Recognizing celebrities is the “easy” part of the job, Sacco says. The real challenge is knowing the regulars, the people on the list, and those who potentially could be. “That’s how a great place works,” she explains. “Knowing the balance of the energy of the room, and when you can make an exception for someone, and when you can’t.”

Disco’s bullshit detector is innately fine-tuned, but he’s also got a keen eye for style. “You know what I do? I look at someone, and I look at the clothing they’re wearing,” he says of his vetting process. “That’s how I know.”

On the night we meet outside Temple, Disco is dressed not in the expected bouncer uniform — “I wore black for so long, I hate it,” he says — but instead in head-to-toe Polo, with a quilted Ralph Lauren hunting coat on top. He’s an avid sneaker collector and points out his pristine, white Pharrell Human Race Stan Smiths, which pop with pink laces.

At every place he’s worked, Disco tries to enforce an unspoken dress code. “I don’t believe in shorts,” he states. “Don’t come to me looking like you just came from a bonfire.” Fashion has relaxed over the years, but it’s always been a struggle. “I mean, you had some celebs — I’m not going to mention any names — but they would come to Bungalow with pajamas on, like they just got out of bed.” He shakes his head. “They’d be like, ‘Disco! What’s up?’ And I’d be like, ‘Just go in, man.

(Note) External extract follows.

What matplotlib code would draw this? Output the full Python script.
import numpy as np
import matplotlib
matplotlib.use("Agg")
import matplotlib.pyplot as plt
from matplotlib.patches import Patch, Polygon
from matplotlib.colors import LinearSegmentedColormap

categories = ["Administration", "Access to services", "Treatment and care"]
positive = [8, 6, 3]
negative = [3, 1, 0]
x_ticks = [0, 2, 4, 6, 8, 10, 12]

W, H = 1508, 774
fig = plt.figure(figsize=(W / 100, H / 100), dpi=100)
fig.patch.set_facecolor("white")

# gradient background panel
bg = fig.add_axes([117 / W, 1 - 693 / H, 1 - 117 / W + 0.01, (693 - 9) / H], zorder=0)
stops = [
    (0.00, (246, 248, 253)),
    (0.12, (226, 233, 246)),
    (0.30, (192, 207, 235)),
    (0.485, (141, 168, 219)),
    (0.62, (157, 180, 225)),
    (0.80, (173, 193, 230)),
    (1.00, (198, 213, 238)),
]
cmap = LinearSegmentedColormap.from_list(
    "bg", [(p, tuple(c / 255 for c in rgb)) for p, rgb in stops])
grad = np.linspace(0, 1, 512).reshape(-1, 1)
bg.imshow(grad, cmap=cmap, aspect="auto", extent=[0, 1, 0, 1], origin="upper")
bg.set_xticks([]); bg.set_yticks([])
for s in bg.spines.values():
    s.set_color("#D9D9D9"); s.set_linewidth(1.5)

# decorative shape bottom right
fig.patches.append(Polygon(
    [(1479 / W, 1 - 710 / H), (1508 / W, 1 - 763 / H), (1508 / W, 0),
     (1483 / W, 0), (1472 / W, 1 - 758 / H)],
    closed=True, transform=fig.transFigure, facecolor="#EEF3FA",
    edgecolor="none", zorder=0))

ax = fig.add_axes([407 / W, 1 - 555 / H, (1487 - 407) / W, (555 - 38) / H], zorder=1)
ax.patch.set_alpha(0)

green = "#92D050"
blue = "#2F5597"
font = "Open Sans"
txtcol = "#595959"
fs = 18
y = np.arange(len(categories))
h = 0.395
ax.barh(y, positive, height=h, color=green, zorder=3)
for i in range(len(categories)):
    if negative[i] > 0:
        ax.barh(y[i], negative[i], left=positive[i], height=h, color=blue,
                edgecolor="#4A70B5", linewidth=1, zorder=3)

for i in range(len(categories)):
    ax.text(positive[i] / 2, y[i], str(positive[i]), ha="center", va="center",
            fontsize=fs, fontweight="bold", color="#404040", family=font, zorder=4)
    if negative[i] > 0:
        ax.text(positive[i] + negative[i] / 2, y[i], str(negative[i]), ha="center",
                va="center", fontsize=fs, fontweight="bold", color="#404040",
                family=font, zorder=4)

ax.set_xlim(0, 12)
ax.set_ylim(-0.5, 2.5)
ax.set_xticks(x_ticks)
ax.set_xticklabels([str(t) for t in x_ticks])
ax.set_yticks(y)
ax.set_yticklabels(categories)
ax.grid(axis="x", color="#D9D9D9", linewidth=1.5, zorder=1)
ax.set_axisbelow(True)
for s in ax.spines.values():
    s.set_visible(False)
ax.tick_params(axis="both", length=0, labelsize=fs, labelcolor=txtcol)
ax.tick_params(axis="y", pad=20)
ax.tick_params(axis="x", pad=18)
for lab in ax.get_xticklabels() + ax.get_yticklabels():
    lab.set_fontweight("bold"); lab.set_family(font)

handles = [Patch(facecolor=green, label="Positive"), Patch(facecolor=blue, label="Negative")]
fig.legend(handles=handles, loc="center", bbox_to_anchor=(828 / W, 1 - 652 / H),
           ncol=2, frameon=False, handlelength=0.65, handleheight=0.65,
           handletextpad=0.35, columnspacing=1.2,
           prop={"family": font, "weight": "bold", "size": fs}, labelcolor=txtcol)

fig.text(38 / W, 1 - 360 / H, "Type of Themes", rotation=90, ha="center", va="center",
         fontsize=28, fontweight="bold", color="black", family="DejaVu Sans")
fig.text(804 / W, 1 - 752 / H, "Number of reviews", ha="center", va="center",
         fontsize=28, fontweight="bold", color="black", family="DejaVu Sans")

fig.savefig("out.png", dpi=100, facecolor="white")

You’re good.’ But oh, Lord.”

Those who have been given Disco’s blessing over the years remember him fondly. “Guys will come up to me now and say, ‘Thank you! Because of you, I met my wife,’” he says with a laugh. (Disco also met his wife at Bungalow.)

But, of course, the people who don’t make the cut still try to negotiate their way in; Disco’s heard it all. In the old days, people would flash a business card to prove their worth. Then it was “Google me!” Now, it’s all about followers. “You have very young, rich knuckleheads now, because everyone’s an Instagram millionaire,” Disco sighs. “I was working at a place and one of the bouncers asked this girl for her ID, and she was like, ‘Excuse me? I have a million followers on Instagram,’” he recalls. “We get a lot of that. Everybody is an Instagram celeb. But it’s like, You’re not a celeb, you’re on Instagram. A bunch of nerds who sit in front of computers look at you. You’re not a celeb. I’m sorry.”

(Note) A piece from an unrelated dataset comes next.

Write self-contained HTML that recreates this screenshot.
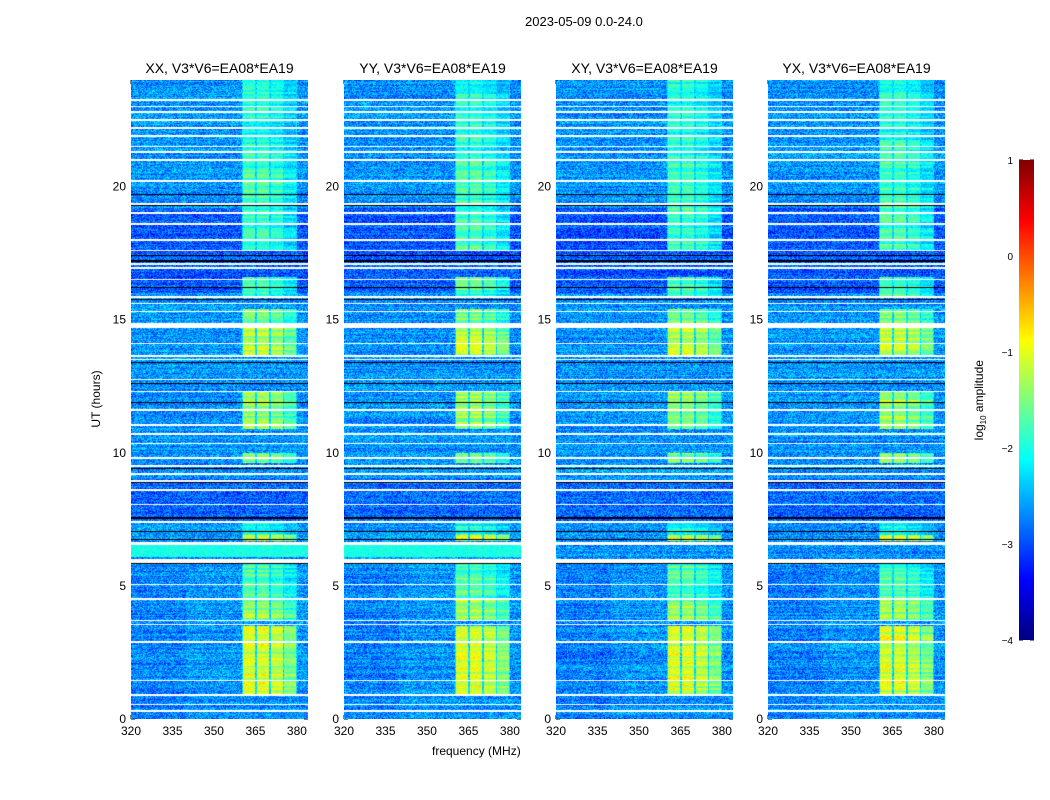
<!DOCTYPE html>
<html><head><meta charset="utf-8">
<style>
body{margin:0;background:#fff;font-family:"Liberation Sans",sans-serif;}
#root{position:relative;width:1050px;height:800px;overflow:hidden;}
.t{position:absolute;white-space:nowrap;color:#000;}
canvas{position:absolute;}
</style></head>
<body>
<div id="root">
<div class="t" style="left:525px;top:14px;font-size:13px;">2023-05-09 0.0-24.0</div>
<div class="t" style="left:432px;top:744px;font-size:12px;">frequency (MHz)</div>
<div class="t" style="left:56px;top:392px;font-size:12px;transform:rotate(-90deg);transform-origin:center;width:80px;text-align:center;">UT (hours)</div>
<div class="t" style="left:930px;top:392px;font-size:12px;transform:rotate(-90deg);width:100px;text-align:center;">log<sub style="font-size:8px">10</sub> amplitude</div>
<svg id="ax" width="1050" height="800" style="position:absolute;left:0;top:0"></svg>
</div>
<script>
const panelTitles=["XX, V3*V6=EA08*EA19","YY, V3*V6=EA08*EA19","XY, V3*V6=EA08*EA19","YX, V3*V6=EA08*EA19"];
const panelLefts=[131,344,556,768];
const xTicks=[320,335,350,365,380];
const yTicks=[0,5,10,15,20];
const cbTicks=[-4,-3,-2,-1,0,1];
const whiteGapHours=[0.3,0.55,0.9,1.45,2.9,3.55,3.7,4.5,5.05,5.9,5.97,6.55,6.62,7.4,8.05,8.6,8.95,9.2,9.5,9.8,10.35,10.7,11.05,11.6,12.3,12.75,13.5,13.63,14.1,14.7,14.8,15.3,15.6,15.85,16.5,16.95,17.1,17.6,18.0,18.6,19.0,19.35,20.2,21.0,21.3,21.5,21.9,22.2,22.5,22.8,23.0,23.25];
const blackLineHours=[5.83,6.75,7.05,7.55,8.9,9.4,11.9,12.6,13.4,15.75,16.2,17.2,17.4,19.3,19.7];
const brightRows=[[0.95,3.5,-1.05],[3.7,4.5,-1.35],[4.5,5.85,-1.75],[6.7,6.9,-1.0],[6.9,7.4,-2.0],[9.6,10.0,-1.5],[10.9,11.9,-1.4],[11.9,12.3,-1.25],[13.6,14.7,-1.2],[14.85,15.4,-1.5],[15.9,16.6,-1.75],[17.6,19.0,-1.8],[19.0,21.0,-1.8],[21.0,24,-1.95]];
const bandColumns=[[360.5,365.0],[365.6,369.8],[370.5,374.8],[375.5,379.6]];
const baseLevel=-2.65;
const cyanRow=[6.1,6.55,-2.0];
const darkRows=[[16.0,19.2,-2.95],[7.4,9.0,-2.85]];
const H0=80,H1=719,F0=320,F1=384,PW=177;
function jet(v){let t=(v+4)/5;t=Math.max(0,Math.min(1,t));
 const r=Math.max(0,Math.min(1,1.5-Math.abs(4*t-3))),g=Math.max(0,Math.min(1,1.5-Math.abs(4*t-2))),b=Math.max(0,Math.min(1,1.5-Math.abs(4*t-1)));
 return [r*255|0,g*255|0,b*255|0];}
function yS(h){return H1-(h/24)*(H1-H0);}
function xS(f,l){return l+(f-F0)/(F1-F0)*PW;}
function hash(a,b,c){let n=(a*374761393+b*668265263+c*2147483647)|0;n=(n^(n>>>13))*1274126177;n=n^(n>>>16);return ((n>>>0)%10000)/10000;}
const root=document.getElementById('root');
const svg=document.getElementById('ax');
const NS='http://www.w3.org/2000/svg';
function mk(tag,attrs){const e=document.createElementNS(NS,tag);for(const k in attrs)e.setAttribute(k,attrs[k]);svg.appendChild(e);return e;}
panelLefts.forEach((L,p)=>{
 const cv=document.createElement('canvas');cv.width=PW;cv.height=H1-H0;cv.style.left=L+'px';cv.style.top=H0+'px';
 
 
 root.appendChild(cv);
 const ctx=cv.getContext('2d');const img=ctx.createImageData(PW,H1-H0);
 const hpp=24/(H1-H0);
 for(let y=0;y<H1-H0;y++){
  const h=24-(y+0.5)*hpp;
  let white=whiteGapHours.some(g=>Math.abs(g-h)<hpp*0.8);
  if(h>14.72&&h<14.86)white=true; if(h>6.52&&h<6.66&&p!=3)white=true;
  let black=blackLineHours.some(g=>Math.abs(g-h)<hpp*0.6);
  let rowBase=baseLevel;
  darkRows.forEach(r=>{if(h>=r[0]&&h<r[1])rowBase=r[2];});
  let cyan=(p<2&&h>=cyanRow[0]&&h<cyanRow[1]);
  let bl=null;brightRows.forEach(r=>{if(h>=r[0]&&h<r[1])bl=r[2];});
  const rowN=hash(y,p,7)*0.3-0.15;
  const rowB=(hash(y>>1,p,11)-0.5)*0.6;
  for(let x=0;x<PW;x++){
   const f=F0+(x+0.5)/PW*(F1-F0);
   let v=rowBase+rowN+(hash(x,y,p)-0.5)*0.9;
   if(f<340&&h<5.8)v-=0.1;
   if(cyan)v=cyanRow[2]+(hash(x,y,p+9)-0.5)*0.4;
   if(bl!==null&&!cyan){
    let inb=-1;bandColumns.forEach((c,i)=>{if(f>=c[0]&&f<c[1])inb=i;});
    if(inb>=0){let lv=bl+(inb==3?-0.45:0)+(inb==2?-0.15:0)+(hash(x,y,p+3)-0.5)*0.45+rowB;v=Math.max(v,lv);}
    else if(f>=360&&f<380)v=Math.max(v,-2.3+(hash(x,y,p+5)-0.5)*0.6);
   }
   let c=jet(v);
   if(white)c=[255,255,255];else if(black)c=[0,0,0];
   const i=(y*PW+x)*4;img.data[i]=c[0];img.data[i+1]=c[1];img.data[i+2]=c[2];img.data[i+3]=255;
  }
 }
 ctx.putImageData(img,0,0);
 const fr=mk('rect',{x:L+0.5,y:H0+0.5,width:PW-1,height:H1-H0-1,fill:'none',stroke:'#000','stroke-width':1});
 
 
 const tt=mk('text',{x:L+PW/2,y:73,'text-anchor':'middle','font-size':14,'font-family':'Liberation Sans'});tt.textContent=panelTitles[p];
 
 
 xTicks.forEach(v=>{const x=xS(v,L);
  mk('line',{x1:x,x2:x,y1:H1,y2:H1-4,stroke:'#000'});mk('line',{x1:x,x2:x,y1:H0,y2:H0+4,stroke:'#000'});
  const t=mk('text',{x:x,y:H1+16,'text-anchor':'middle','font-size':12,'font-family':'Liberation Sans'});t.textContent=v;
  
  });
 yTicks.forEach(v=>{const y=yS(v);
  mk('line',{x1:L,x2:L+4,y1:y,y2:y,stroke:'#000'});mk('line',{x1:L+PW-4,x2:L+PW,y1:y,y2:y,stroke:'#000'});
  const t=mk('text',{x:L-5,y:y+4,'text-anchor':'end','font-size':12,'font-family':'Liberation Sans'});t.textContent=v;
  
  });
});
// colorbar
const CB={x:1019,y0:160,y1:640,w:15};
const cb=document.createElement('canvas');cb.width=CB.w;cb.height=CB.y1-CB.y0;cb.style.left=CB.x+'px';cb.style.top=CB.y0+'px';


root.appendChild(cb);
const cc=cb.getContext('2d');
for(let y=0;y<cb.height;y++){const v=1-5*(y+0.5)/cb.height;const c=jet(v);cc.fillStyle=`rgb(${c[0]},${c[1]},${c[2]})`;cc.fillRect(0,y,CB.w,1);}
mk('rect',{x:CB.x+0.5,y:CB.y0+0.5,width:CB.w-1,height:CB.y1-CB.y0-1,fill:'none',stroke:'#000'});
cbTicks.forEach(v=>{const y=CB.y1-(v+4)/5*(CB.y1-CB.y0);
 mk('line',{x1:CB.x,x2:CB.x+4,y1:y,y2:y,stroke:'#000'});mk('line',{x1:CB.x+CB.w-4,x2:CB.x+CB.w,y1:y,y2:y,stroke:'#000'});
 const t=mk('text',{x:1013,y:y+4,'text-anchor':'end','font-size':10,'font-family':'Liberation Sans'});t.textContent=v<0?'\u2212'+(-v):v;
 
 });
</script>
</body></html>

Temple Bar, which reopened last month under new ownership, is an attempt to bring back the discretion and intimacy of the original. Other than the signature chameleon skeleton, there’s no sign outside, and the lights are kept low so anyone who dares to pick up their phone instantly sticks out. When one of the bar’s partners reached out to Sacco to ask who might help set the tone at the door, she knew there was no one better than Disco. “Immediately, it puts the golden seal on your club to have him outside,” she says. “If I ever come back, he’s coming back with me, so they better enjoy him while they have him.”

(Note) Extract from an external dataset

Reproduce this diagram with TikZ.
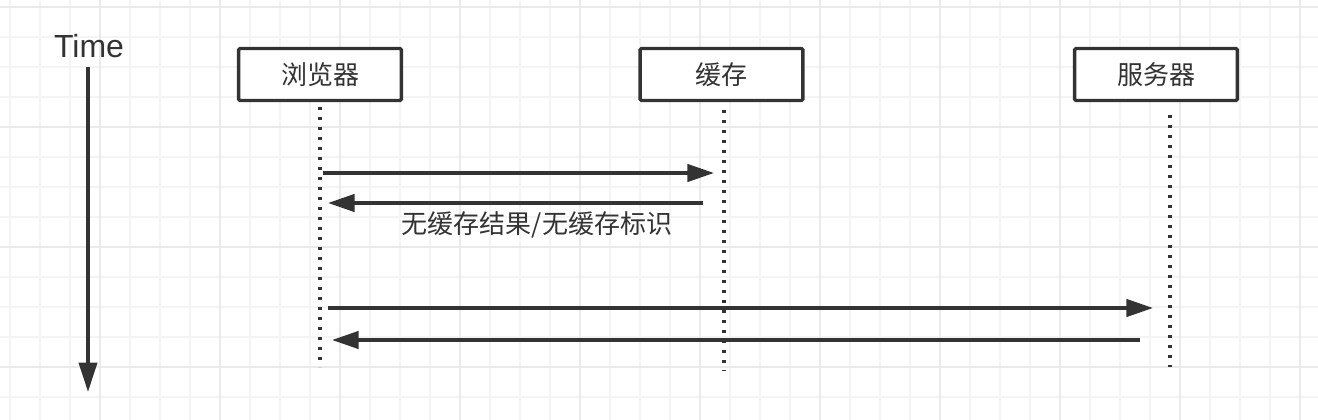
\documentclass[tikz,border=0pt]{standalone}
\usepackage{fontspec}
\setmainfont{Liberation Sans}
\newfontfamily\cjk{Noto Sans CJK SC}
\usetikzlibrary{arrows.meta,positioning}

\definecolor{ink}{HTML}{333333}
\definecolor{gridminor}{HTML}{F4F4F4}
\definecolor{gridmajor}{HTML}{EAEAEA}

\tikzset{
  actor/.style={draw=ink, line width=2.6pt, fill=white, rounded corners=1pt,
    minimum width=122pt, minimum height=39pt, inner sep=0pt,
    text=ink, font=\cjk\fontsize{19.5}{23}\selectfont},
  lifeline/.style={ink, line width=2.6pt, dash pattern=on 2.4pt off 5.1pt},
  msg/.style={ink, line width=2.6pt, -{Triangle[length=20pt,width=13pt]}},
}

\begin{document}
\begin{tikzpicture}[x=0.75pt, y=-0.75pt]
  \useasboundingbox (0,0) rectangle (1318,420);
  \fill[white] (0,0) rectangle (1318,420);
  % grid paper
  \foreach \x in {10,40,...,1300} \draw[gridminor, line width=1.5pt] (\x,0) -- (\x,420);
  \foreach \y in {7,37,...,400} \draw[gridminor, line width=1.5pt] (0,\y) -- (1318,\y);
  \foreach \x in {100,220,...,1300} \draw[gridmajor, line width=1.5pt] (\x,0) -- (\x,420);
  \foreach \y in {7,127,...,400} \draw[gridmajor, line width=1.5pt] (0,\y) -- (1318,\y);

  % time axis
  \node (time) [anchor=base, text=ink, font=\fontsize{24}{28}\selectfont] at (89,58) {Time};
  \coordinate (time end) at (88,392);
  \draw[ink, line width=3pt, -{Triangle[length=22pt,width=13.5pt]}] (88,67) -- (time end);

  % actors
  \node[actor] (browser) at (320,74.5) {浏览器};
  \node[actor] (cache) at (721.5,74.5) {缓存};
  \node[actor] (server) at (1156,74.5) {服务器};

  % lifelines
  \coordinate (browser top) at (320,107);
  \coordinate (browser end) at (320,367);
  \coordinate (cache top) at (724,110);
  \coordinate (cache end) at (724,371);
  \coordinate (server top) at (1170,115);
  \coordinate (server end) at (1170,367);
  \draw[lifeline] (browser top) -- (browser end);
  \draw[lifeline] (cache top) -- (cache end);
  \draw[lifeline] (server top) -- (server end);

  % messages
  \coordinate (ask cache) at (323,173);
  \coordinate (at cache) at (714,173);
  \coordinate (cache reply) at (703,203);
  \coordinate (back browser) at (328,203);
  \coordinate (ask server) at (328,308);
  \coordinate (at server) at (1153,308);
  \coordinate (server reply) at (1140,340);
  \coordinate (browser again) at (332,340);
  \draw[msg] (ask cache) -- (at cache);
  \draw[msg] (cache reply) -- (back browser);
  \node (miss) [text=ink, font=\cjk\fontsize{19.5}{23}\selectfont] at (537,225) {无缓存结果/无缓存标识};
  \draw[msg] (ask server) -- (at server);
  \draw[msg] (server reply) -- (browser again);
\end{tikzpicture}
\end{document}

For his part, Disco says he’s enjoying Temple Bar’s more “adult” clientele, some of whom are Bungalow 8 veterans, and his hours are a little earlier than they were at 1Oak, where he worked security before the pandemic. His job now includes checking vaccination cards, but his attitude hasn’t changed. “The way you approach that door — that’s the whole thing,” he explains. “I don’t want to hear who you are, how much money you make, or who your family is.” Ultimately, his job is to be an arbiter of good energy, and he takes this responsibility as seriously as ever. “Just come to the door like you have common sense,” is his advice to the newcomers. “If you’re nice to me, I’ll be nice to you.”